All it will take, they say, is the construction of "Peace Palaces" from Santa Rosa to Santa Cruz -- part of the latest campaign by the octogenarian Maharishi, once guru to the Beatles, to spread transcendental meditation around the globe.
The Maharishi is pushing followers to build 200 Peace Palaces across the United States and 3,000 worldwide. Last month, the first U.S. center opened -- a $4 million Peace Palace at the University of Kentucky in Lexington paid for by a local businessman. Earlier this month, another center was inaugurated in Bethesda, Md.
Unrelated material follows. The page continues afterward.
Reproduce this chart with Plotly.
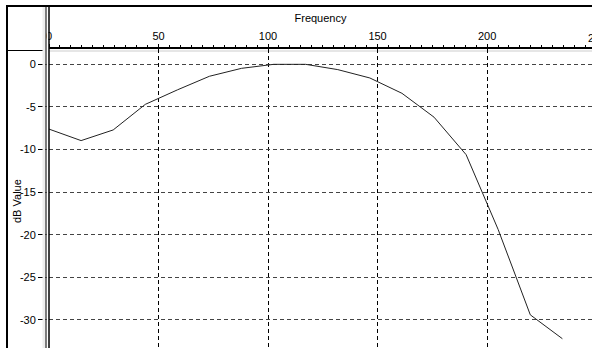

In the Bay Area, TM leaders are trying to find spots for the palaces, each with about 12,000 square feet of space that will include meeting rooms, day spas and small stores, in Contra Costa, Santa Clara, San Mateo and Marin counties, and in San Francisco and Santa Rosa.
"Doing TM in a group is more profound, and it also has profound effects on the environment," said Valerie Janlois, who has taught TM in her Danville home for years and is trying to find a location for a Peace Palace in Walnut Creek, Pleasant Hill or Danville. "The people who are practicing in groups will be purifying the collective consciousness ... so the quality of life for everyone will improve."
But TM followers have reached a common hurdle in the Bay Area -- finding available, affordable land.